Short problem> Using the data below, return word for word every line from the one holding "Convert this chart to D3.js code." down to the one holding "const series = [carga12, carga25, carga56];". Leave pictures out.

Supplied records>
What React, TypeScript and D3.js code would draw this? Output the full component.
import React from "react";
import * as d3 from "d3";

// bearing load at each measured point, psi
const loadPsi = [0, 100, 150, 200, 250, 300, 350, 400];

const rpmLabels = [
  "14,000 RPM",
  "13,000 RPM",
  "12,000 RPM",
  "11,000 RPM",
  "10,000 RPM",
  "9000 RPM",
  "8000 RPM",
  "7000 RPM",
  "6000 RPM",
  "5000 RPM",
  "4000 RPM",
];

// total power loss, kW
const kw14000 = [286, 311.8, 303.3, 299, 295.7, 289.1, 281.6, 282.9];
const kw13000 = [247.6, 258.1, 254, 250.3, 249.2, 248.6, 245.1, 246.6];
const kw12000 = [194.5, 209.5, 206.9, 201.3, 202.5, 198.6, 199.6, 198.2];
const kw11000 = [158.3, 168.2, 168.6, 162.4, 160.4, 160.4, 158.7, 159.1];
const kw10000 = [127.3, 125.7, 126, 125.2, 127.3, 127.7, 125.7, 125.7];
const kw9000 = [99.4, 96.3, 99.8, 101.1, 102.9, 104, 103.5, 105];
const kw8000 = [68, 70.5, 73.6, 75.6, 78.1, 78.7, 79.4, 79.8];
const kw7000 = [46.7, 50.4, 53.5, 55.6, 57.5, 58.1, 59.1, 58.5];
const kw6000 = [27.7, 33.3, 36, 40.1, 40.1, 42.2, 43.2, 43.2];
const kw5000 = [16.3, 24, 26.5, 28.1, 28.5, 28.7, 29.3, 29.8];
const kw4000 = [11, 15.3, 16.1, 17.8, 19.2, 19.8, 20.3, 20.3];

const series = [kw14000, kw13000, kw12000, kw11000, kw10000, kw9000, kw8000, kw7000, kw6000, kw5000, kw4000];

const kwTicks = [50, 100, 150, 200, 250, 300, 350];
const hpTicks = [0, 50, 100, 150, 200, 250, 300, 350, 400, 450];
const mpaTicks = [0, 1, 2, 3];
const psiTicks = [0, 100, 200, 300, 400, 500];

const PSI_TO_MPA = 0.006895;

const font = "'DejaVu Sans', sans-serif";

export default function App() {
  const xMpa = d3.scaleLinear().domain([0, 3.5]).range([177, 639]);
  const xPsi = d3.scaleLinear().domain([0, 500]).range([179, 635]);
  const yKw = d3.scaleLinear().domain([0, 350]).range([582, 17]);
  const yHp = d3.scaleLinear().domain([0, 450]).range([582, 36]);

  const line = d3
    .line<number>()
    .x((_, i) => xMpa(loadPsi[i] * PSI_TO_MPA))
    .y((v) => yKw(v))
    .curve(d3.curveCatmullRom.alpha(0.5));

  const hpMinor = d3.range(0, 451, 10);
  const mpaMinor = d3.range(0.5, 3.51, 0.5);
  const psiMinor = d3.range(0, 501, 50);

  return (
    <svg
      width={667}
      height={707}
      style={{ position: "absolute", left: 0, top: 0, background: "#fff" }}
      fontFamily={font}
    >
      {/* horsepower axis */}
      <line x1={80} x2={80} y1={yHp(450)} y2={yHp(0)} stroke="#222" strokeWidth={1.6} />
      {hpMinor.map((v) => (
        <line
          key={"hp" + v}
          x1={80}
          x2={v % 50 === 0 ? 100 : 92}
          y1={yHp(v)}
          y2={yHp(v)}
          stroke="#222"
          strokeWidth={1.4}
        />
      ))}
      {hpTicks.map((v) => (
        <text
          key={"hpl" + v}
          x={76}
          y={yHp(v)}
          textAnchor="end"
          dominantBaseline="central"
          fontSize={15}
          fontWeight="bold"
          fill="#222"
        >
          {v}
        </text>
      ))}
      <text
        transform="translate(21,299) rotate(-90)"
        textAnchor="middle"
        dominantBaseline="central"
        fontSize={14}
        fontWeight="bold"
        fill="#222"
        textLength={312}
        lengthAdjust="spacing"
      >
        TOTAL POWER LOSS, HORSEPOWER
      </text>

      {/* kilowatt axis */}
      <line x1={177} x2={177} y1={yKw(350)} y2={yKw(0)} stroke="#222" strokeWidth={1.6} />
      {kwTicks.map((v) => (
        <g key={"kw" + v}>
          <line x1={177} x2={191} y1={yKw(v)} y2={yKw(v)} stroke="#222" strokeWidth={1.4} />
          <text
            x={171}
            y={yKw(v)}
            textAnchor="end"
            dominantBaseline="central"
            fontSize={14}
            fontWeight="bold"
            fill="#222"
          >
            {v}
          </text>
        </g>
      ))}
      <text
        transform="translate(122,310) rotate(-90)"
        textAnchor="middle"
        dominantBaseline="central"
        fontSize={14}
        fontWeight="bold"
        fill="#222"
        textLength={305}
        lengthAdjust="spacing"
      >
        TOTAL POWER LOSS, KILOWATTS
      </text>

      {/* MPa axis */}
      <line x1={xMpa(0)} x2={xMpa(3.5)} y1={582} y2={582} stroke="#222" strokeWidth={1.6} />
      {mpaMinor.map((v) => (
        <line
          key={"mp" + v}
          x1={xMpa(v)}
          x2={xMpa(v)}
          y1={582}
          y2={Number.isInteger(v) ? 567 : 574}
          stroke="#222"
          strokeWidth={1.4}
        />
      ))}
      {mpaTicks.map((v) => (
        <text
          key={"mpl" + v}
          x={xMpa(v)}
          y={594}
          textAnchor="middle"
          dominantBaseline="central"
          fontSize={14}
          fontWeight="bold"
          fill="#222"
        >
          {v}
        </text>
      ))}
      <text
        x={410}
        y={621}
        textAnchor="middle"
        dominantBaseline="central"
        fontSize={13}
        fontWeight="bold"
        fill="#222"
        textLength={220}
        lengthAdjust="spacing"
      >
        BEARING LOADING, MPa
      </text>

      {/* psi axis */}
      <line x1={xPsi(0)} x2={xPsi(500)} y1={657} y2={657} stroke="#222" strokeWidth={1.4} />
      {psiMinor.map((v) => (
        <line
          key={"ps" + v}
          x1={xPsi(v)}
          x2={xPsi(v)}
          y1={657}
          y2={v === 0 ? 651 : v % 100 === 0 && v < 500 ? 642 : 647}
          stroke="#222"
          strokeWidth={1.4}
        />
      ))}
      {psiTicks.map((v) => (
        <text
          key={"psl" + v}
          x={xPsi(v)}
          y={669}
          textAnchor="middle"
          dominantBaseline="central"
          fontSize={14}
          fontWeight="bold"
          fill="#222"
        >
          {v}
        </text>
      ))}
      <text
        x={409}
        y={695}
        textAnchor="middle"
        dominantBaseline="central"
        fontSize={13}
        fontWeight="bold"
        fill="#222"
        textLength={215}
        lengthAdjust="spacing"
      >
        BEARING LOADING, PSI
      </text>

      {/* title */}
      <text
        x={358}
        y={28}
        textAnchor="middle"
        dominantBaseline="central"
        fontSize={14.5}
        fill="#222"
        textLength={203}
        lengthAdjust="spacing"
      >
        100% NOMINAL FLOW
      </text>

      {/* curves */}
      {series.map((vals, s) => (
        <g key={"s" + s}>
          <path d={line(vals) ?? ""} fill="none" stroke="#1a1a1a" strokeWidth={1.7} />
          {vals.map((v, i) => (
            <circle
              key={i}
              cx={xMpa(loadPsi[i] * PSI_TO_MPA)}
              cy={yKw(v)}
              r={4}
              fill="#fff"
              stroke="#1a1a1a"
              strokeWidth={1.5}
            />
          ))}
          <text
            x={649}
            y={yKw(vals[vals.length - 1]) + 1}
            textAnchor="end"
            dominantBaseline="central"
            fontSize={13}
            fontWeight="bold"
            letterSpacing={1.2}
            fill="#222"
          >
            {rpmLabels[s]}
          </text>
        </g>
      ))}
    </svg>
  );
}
...
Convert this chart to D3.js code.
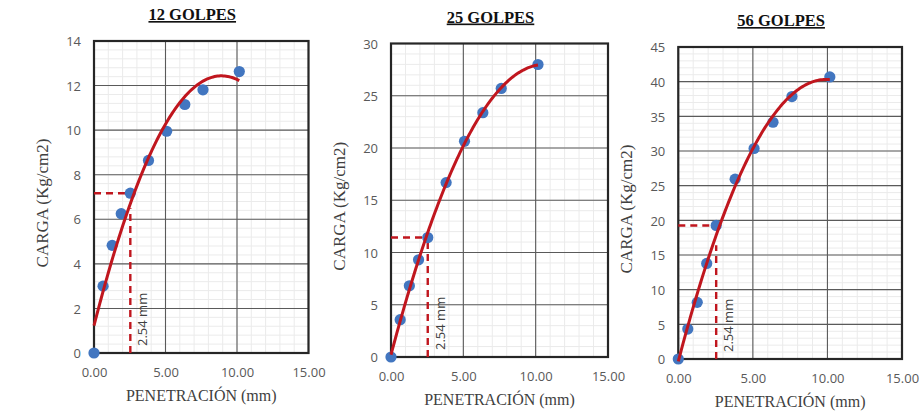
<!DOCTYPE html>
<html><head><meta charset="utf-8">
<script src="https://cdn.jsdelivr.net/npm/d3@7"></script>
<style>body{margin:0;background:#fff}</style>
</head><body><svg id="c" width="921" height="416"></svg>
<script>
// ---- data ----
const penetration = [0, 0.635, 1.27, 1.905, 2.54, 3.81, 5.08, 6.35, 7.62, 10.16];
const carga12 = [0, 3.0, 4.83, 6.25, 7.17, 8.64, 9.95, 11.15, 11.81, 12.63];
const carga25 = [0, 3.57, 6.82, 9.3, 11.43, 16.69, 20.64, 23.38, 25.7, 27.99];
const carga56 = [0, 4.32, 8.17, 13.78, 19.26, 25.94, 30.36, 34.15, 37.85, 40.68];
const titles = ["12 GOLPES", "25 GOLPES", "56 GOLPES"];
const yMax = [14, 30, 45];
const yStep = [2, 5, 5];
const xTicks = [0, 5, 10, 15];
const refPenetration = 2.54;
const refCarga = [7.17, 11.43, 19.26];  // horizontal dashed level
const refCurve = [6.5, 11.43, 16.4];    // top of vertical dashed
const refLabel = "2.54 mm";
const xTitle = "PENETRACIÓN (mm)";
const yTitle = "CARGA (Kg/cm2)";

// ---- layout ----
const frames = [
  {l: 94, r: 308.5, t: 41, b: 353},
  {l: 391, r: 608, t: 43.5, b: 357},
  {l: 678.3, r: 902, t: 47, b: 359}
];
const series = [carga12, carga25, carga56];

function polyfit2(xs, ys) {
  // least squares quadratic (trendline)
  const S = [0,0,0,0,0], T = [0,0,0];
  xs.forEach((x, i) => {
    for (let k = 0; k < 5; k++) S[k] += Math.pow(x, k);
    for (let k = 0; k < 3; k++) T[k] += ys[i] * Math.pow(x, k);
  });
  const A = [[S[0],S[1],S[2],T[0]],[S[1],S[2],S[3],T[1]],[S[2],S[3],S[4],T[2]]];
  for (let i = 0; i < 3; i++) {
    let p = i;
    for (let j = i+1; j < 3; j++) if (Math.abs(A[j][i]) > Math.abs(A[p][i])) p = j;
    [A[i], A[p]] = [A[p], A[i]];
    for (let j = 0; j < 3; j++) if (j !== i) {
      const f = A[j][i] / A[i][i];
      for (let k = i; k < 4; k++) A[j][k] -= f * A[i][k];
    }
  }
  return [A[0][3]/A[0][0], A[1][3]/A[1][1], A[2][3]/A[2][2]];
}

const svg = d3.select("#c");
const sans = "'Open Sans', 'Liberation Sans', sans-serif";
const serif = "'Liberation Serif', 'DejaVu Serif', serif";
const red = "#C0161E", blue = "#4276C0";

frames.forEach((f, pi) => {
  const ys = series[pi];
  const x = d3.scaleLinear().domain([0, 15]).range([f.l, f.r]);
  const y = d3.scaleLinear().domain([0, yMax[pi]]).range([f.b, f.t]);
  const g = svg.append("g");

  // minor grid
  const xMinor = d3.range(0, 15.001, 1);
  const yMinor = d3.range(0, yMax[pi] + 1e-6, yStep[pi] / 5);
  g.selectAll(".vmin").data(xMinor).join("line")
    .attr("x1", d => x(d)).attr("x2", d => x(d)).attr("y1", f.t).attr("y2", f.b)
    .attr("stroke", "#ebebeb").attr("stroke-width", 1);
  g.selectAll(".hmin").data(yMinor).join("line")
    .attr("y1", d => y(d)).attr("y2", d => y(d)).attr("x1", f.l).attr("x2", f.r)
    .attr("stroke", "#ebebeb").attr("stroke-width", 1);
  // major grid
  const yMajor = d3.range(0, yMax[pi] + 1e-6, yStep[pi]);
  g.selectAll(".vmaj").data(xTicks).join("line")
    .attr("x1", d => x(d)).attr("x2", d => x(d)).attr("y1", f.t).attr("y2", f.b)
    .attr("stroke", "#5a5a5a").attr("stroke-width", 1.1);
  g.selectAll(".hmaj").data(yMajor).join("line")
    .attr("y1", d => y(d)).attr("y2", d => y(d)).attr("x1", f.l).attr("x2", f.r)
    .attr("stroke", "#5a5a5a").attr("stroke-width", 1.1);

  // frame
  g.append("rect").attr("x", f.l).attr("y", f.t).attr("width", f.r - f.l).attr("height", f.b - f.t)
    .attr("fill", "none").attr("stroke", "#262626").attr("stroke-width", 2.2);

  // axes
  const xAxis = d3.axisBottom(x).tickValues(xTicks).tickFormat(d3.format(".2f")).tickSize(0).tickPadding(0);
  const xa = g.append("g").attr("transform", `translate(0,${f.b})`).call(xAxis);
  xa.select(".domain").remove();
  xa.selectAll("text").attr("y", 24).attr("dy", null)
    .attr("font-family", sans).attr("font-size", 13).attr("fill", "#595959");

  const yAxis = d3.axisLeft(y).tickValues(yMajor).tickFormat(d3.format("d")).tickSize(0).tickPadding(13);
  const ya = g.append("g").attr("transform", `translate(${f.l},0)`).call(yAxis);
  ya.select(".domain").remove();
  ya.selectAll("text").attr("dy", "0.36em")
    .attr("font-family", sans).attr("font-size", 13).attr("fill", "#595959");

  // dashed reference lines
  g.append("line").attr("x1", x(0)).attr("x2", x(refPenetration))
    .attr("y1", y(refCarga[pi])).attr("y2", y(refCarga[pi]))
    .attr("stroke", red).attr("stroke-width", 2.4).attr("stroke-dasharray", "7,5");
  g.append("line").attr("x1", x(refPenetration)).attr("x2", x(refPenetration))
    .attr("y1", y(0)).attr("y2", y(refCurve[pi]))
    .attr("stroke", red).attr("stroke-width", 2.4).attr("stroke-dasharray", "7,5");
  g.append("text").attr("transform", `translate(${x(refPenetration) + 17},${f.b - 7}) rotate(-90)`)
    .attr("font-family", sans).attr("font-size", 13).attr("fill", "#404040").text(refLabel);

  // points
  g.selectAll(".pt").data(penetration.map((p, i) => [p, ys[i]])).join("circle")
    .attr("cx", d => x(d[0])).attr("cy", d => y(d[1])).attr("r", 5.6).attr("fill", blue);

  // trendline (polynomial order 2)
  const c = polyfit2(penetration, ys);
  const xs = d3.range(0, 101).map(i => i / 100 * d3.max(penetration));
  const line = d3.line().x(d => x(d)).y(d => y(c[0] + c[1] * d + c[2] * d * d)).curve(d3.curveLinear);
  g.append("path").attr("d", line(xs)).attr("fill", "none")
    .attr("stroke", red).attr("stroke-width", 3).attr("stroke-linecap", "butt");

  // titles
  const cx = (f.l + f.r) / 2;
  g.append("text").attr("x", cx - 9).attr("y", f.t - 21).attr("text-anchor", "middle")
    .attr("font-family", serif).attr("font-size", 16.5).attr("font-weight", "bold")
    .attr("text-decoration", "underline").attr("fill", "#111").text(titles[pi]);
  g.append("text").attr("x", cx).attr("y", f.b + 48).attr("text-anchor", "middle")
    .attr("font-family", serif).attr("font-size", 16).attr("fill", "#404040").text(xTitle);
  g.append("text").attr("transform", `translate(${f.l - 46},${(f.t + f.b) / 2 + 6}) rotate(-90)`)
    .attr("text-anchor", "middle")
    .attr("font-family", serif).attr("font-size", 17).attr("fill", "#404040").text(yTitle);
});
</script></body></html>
==
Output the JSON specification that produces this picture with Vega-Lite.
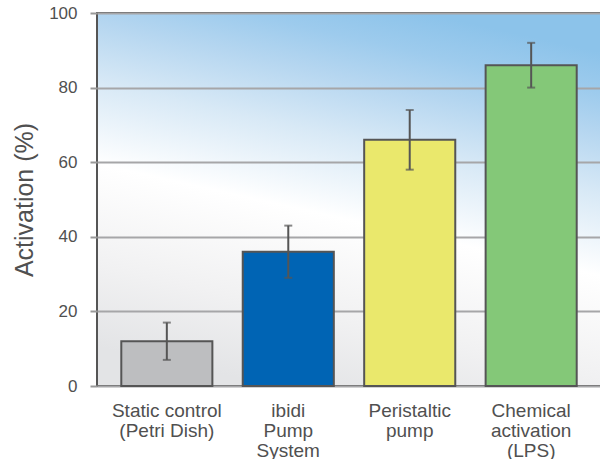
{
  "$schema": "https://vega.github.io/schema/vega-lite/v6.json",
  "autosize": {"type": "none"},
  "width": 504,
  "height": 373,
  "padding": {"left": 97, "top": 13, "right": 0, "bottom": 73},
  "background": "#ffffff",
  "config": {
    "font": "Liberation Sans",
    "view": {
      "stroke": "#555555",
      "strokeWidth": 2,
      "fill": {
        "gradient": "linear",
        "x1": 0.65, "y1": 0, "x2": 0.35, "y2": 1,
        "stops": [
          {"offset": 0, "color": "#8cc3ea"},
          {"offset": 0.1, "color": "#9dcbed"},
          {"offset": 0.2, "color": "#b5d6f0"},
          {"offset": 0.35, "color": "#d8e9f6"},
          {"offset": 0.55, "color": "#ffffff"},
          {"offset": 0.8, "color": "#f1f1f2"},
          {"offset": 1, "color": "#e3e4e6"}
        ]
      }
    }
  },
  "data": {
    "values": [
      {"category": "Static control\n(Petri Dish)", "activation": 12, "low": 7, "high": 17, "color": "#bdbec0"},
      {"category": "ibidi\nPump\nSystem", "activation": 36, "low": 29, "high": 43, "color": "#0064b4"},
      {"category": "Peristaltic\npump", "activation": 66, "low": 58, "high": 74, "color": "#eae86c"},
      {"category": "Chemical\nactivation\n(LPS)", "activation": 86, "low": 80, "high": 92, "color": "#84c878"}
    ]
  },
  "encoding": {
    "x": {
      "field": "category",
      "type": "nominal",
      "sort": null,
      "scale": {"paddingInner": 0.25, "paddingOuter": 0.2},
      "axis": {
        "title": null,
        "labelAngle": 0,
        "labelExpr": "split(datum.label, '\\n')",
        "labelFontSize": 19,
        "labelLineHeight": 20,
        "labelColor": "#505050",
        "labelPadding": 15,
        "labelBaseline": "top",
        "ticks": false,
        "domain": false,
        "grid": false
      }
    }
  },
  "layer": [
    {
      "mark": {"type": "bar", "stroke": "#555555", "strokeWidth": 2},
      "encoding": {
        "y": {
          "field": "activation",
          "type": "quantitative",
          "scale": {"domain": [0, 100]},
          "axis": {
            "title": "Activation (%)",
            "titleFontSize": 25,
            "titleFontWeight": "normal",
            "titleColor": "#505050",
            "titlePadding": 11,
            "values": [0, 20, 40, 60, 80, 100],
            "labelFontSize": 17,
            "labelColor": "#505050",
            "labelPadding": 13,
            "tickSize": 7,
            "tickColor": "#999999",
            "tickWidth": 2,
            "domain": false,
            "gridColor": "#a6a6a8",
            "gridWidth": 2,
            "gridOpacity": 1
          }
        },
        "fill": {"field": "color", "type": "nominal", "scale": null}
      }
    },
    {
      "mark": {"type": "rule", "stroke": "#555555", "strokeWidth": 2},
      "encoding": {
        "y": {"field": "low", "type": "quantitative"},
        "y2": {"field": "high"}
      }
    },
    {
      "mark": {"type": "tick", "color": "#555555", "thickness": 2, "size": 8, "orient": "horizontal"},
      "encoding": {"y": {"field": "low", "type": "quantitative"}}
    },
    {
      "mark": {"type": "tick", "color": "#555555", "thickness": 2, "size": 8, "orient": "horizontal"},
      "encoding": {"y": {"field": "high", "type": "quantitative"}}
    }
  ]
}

Output of the exercise>
Convert this chart to D3.js code.
<!DOCTYPE html>
<html><head><meta charset="utf-8">
<script src="https://cdn.jsdelivr.net/npm/d3@7"></script>
<style>body{margin:0;background:#fff}</style>
</head><body><svg id="c" width="921" height="416"></svg>
<script>
// ---- data ----
const penetration = [0, 0.635, 1.27, 1.905, 2.54, 3.81, 5.08, 6.35, 7.62, 10.16];
const carga12 = [0, 3.0, 4.83, 6.25, 7.17, 8.64, 9.95, 11.15, 11.81, 12.63];
const carga25 = [0, 3.57, 6.82, 9.3, 11.43, 16.69, 20.64, 23.38, 25.7, 27.99];
const carga56 = [0, 4.32, 8.17, 13.78, 19.26, 25.94, 30.36, 34.15, 37.85, 40.68];
const titles = ["12 GOLPES", "25 GOLPES", "56 GOLPES"];
const yMax = [14, 30, 45];
const yStep = [2, 5, 5];
const xTicks = [0, 5, 10, 15];
const refPenetration = 2.54;
const refCarga = [7.17, 11.43, 19.26];  // horizontal dashed level
const refCurve = [6.5, 11.43, 16.4];    // top of vertical dashed
const refLabel = "2.54 mm";
const xTitle = "PENETRACIÓN (mm)";
const yTitle = "CARGA (Kg/cm2)";

// ---- layout ----
const frames = [
  {l: 94, r: 308.5, t: 41, b: 353},
  {l: 391, r: 608, t: 43.5, b: 357},
  {l: 678.3, r: 902, t: 47, b: 359}
];
const series = [carga12, carga25, carga56];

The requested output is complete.